In each of the past three years, the Third Circuit Court of Appeals (which is the appellate court for all the U.S. District Courts in Pennsylvania, New Jersey, and Delaware) has issued an opinion addressing the rules for deciding when workers should be paid for “breaks.” All three cases interpret the Fair Labor Standards Act (FLSA) and its detailed regulations. Since the Third Circuit only issues a handful of precedential FLSA opinions each year, it’s a little unusual to see three decisions addressing a common topic.
Here’s a quick summary of the three “break” cases:
First, in Babcock v. Butler County, 860 F.3d 153 (3d Cir. Nov. 24, 2015), a group of County correctional officers claimed that the prison violated their FLSA rights by failing to pay them for 15 minutes of their one-hour meal break. The officers claimed they should be paid for the full hour because, during the break, they were not allowed to leave the prison and were required to remain in uniform. The Circuit Court disagreed, explaining that time spent during meal breaks must be paid only if the workers’ activities during the break are for the “predominant benefit” of the employer. The Court then observed that the restrictions on the officers’ time (requiring the officers to remain at the prison and remain in uniform) were not very onerous in the law enforcement context and, as such, did not “predominantly benefit” the prison. This outcome is unsurprising and, in my view, reaffirms the mantra that: “Bad facts make bad law.” Does anyone really expect judges or juries to feel sorry for employees who (i) get a full one-hour meal break and (ii) are actually paid for 45 minutes of the break? “Give me a break.”

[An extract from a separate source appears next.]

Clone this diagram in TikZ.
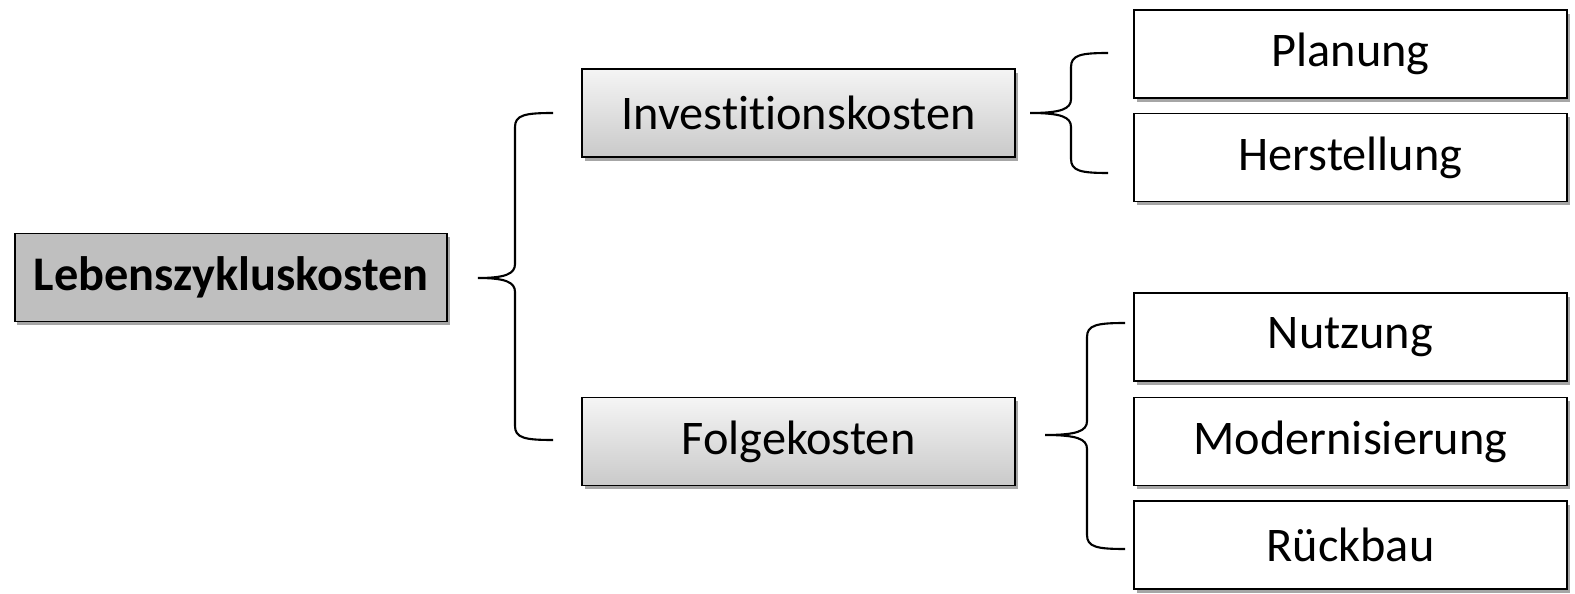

Next, in Smiley v. E.I. DuPont De Nemours & Co., 839 F.3d 325 (3d Cir. Oct. 7, 2016), workers at a manufacturing plant in Towanda, PA sought to pay for time spent before and after their shifts “donning and doffing their uniforms and protective gear.” The company argued that, even if the workers were entitled to be paid for these pre-shift and post-shift activities, such unpaid time could be “offset” by the time the workers spent in paid meal breaks. The Circuit Court disagreed with the company based on a detailed analysis of the FLSA’s statutory and regulatory language addressing wage “offsets.” This is an extremely complicated and technical opinion. But the resulting rule of law is clear: employers who provide workers with paid meal breaks may not use such compensation to offset unpaid time during other periods of the workday.
Finally, in Secretary of the U.S. Dept. of Labor v. American Future Systems, Inc., 873 F.3d 420 (3d Cir. Oct. 13, 2017), the Third Circuit issued the most far-reaching of the three break opinions. There, the Court endorsed and adopted the bright-line rule that workplace breaks of under 20 minutes must be paid under the FLSA. The U.S. Department of Labor previously adopted this rule in an interpretive regulation described at 29 C.F.R. 785.18. And now the Circuit Court has formally endorsed the 20-minute rule, making the unambiguous law of the land in Pennsylvania, New Jersey, and Delaware. This is very good news for both employees (whose FLSA rights have been solidified) and employers (who benefit from easy-to-understand and administer FLSA rules). One final observation: the Circuit Court flatly rejected the employer's argument that the 20-minute rule did not apply because the unpaid time was “flex-time” rather than a “break.” This reaffirms the mantra that: “If it looks like a duck and quacks like a duck, it probably is a duck.”